*Given exercise*. Quote from the first line below through the line that contains "from matplotlib.transforms import", both included, and leave the pictures out.

********

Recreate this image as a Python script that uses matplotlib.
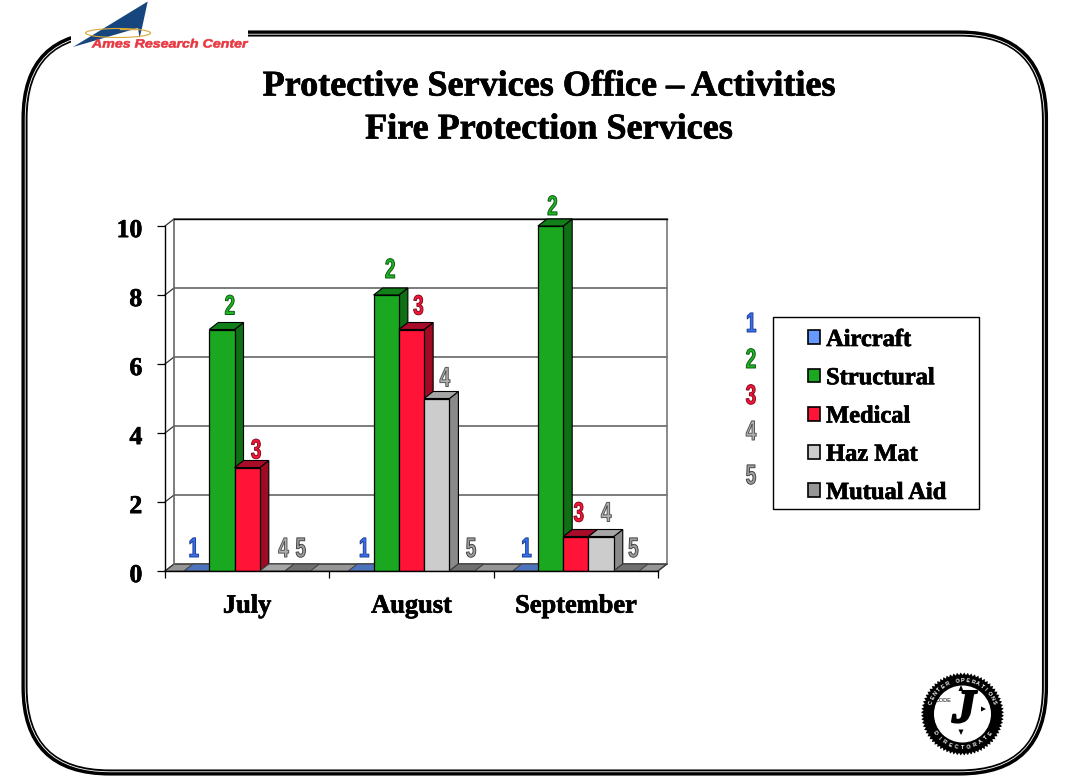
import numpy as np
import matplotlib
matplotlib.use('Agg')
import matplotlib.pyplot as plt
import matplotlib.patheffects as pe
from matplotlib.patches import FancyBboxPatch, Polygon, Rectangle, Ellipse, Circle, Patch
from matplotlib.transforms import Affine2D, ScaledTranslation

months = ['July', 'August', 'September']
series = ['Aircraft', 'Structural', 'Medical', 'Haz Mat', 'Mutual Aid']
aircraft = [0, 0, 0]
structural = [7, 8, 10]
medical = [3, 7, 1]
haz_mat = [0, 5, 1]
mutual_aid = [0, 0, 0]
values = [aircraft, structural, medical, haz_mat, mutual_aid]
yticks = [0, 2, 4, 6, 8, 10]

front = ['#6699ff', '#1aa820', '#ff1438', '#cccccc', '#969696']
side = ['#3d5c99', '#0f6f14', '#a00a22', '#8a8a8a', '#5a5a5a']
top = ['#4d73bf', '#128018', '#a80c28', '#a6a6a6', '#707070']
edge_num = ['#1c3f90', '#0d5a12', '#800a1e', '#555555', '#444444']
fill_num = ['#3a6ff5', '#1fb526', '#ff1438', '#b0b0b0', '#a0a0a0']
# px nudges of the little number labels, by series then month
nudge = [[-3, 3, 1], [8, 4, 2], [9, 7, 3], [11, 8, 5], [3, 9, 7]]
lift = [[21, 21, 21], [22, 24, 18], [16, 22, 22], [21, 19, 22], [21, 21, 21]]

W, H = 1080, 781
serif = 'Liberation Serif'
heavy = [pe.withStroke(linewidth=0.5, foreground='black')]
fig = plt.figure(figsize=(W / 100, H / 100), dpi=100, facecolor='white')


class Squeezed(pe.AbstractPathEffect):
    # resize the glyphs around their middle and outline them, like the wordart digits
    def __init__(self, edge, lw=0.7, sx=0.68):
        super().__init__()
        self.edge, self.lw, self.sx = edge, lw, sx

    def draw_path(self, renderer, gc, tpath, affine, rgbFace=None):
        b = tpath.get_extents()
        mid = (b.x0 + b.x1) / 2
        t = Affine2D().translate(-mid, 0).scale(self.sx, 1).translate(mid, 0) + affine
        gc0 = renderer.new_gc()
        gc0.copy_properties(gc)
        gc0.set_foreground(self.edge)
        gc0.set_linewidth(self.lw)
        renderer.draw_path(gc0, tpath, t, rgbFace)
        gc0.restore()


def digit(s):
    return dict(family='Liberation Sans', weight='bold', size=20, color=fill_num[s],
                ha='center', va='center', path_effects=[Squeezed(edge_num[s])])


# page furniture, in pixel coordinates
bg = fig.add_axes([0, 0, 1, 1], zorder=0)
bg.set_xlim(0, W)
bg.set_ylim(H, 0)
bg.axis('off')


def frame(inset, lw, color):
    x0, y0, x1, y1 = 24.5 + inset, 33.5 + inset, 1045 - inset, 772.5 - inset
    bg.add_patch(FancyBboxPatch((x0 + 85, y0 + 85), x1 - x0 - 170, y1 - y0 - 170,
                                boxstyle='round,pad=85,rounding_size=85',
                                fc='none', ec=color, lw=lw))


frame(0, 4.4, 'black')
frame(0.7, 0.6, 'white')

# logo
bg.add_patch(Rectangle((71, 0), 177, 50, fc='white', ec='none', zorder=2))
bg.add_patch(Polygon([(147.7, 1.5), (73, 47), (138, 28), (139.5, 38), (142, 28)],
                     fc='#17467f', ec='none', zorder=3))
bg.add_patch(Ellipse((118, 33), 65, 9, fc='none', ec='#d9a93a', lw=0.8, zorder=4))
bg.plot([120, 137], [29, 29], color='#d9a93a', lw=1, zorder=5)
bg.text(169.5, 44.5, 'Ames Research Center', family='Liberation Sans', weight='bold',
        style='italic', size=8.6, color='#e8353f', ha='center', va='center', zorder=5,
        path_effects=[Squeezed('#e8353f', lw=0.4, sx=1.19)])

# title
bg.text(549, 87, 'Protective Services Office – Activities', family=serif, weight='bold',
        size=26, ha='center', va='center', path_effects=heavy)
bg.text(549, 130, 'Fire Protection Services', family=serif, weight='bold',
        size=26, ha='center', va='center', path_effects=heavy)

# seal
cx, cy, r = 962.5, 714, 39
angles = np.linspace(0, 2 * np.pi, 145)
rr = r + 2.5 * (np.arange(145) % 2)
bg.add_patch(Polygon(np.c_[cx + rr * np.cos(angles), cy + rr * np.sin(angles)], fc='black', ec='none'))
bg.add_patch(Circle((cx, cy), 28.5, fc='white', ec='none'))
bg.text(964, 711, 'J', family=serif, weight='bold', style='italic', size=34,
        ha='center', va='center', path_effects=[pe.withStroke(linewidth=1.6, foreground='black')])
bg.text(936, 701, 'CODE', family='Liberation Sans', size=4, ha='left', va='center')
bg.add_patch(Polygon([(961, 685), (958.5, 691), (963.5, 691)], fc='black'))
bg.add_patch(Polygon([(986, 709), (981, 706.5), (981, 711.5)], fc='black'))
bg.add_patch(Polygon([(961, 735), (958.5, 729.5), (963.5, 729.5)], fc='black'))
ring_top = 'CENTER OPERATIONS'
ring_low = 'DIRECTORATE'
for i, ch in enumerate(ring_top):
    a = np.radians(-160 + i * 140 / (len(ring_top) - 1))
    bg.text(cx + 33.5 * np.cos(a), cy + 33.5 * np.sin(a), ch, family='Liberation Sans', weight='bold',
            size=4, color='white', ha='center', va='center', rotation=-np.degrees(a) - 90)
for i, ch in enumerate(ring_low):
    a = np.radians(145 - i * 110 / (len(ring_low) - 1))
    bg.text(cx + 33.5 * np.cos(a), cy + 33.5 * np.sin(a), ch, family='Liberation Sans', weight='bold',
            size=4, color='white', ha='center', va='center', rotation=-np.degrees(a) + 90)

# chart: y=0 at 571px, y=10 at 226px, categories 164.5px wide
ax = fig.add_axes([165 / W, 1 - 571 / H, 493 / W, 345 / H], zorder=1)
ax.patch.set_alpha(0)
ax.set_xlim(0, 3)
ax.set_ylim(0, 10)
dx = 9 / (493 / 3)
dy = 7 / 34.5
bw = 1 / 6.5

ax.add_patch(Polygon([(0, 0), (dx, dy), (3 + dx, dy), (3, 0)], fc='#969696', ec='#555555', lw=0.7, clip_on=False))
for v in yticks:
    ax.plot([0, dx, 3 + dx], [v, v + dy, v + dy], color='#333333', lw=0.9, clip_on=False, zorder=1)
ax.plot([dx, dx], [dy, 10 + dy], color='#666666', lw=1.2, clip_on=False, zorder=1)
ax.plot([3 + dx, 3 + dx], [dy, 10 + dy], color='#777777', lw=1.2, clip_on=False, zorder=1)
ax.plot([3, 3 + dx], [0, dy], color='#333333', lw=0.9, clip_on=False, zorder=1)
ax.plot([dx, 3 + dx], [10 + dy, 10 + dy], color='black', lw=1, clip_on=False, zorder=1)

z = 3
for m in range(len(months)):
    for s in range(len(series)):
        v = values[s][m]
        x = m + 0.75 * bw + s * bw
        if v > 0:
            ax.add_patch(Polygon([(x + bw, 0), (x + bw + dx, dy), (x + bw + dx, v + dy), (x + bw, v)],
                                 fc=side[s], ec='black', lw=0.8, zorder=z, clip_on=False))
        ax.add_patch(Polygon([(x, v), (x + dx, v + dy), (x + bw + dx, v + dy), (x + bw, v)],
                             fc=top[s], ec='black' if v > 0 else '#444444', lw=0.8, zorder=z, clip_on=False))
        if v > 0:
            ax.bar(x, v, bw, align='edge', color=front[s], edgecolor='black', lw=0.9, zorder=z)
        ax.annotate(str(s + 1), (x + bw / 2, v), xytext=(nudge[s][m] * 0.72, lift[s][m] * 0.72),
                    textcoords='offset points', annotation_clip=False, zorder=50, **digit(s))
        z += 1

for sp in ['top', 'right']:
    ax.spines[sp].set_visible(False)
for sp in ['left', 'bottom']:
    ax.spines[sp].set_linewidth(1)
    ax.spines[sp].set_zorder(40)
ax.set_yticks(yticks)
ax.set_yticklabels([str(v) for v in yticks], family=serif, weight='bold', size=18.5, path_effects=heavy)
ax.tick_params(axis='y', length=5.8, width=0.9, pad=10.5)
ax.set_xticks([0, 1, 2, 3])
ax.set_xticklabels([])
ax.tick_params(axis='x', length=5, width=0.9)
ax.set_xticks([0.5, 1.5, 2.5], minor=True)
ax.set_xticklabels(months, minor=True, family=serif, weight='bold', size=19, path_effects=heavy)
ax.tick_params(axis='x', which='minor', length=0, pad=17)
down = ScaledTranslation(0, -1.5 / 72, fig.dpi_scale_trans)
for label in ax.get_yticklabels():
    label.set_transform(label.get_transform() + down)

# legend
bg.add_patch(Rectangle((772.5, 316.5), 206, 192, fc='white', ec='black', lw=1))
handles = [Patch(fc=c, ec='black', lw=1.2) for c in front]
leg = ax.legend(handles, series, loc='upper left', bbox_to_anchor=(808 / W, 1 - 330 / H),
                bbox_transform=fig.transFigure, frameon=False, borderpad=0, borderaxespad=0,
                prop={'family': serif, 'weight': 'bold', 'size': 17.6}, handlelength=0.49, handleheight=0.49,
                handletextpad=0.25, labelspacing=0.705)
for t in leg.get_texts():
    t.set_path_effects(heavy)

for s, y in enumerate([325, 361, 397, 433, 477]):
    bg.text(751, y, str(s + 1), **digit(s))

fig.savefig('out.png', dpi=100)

********

*Solution*.
Recreate this image as a Python script that uses matplotlib.
import numpy as np
import matplotlib
matplotlib.use('Agg')
import matplotlib.pyplot as plt
import matplotlib.patheffects as pe
from matplotlib.patches import FancyBboxPatch, Polygon, Rectangle, Ellipse, Circle, Patch
from matplotlib.transforms import Affine2D, ScaledTranslation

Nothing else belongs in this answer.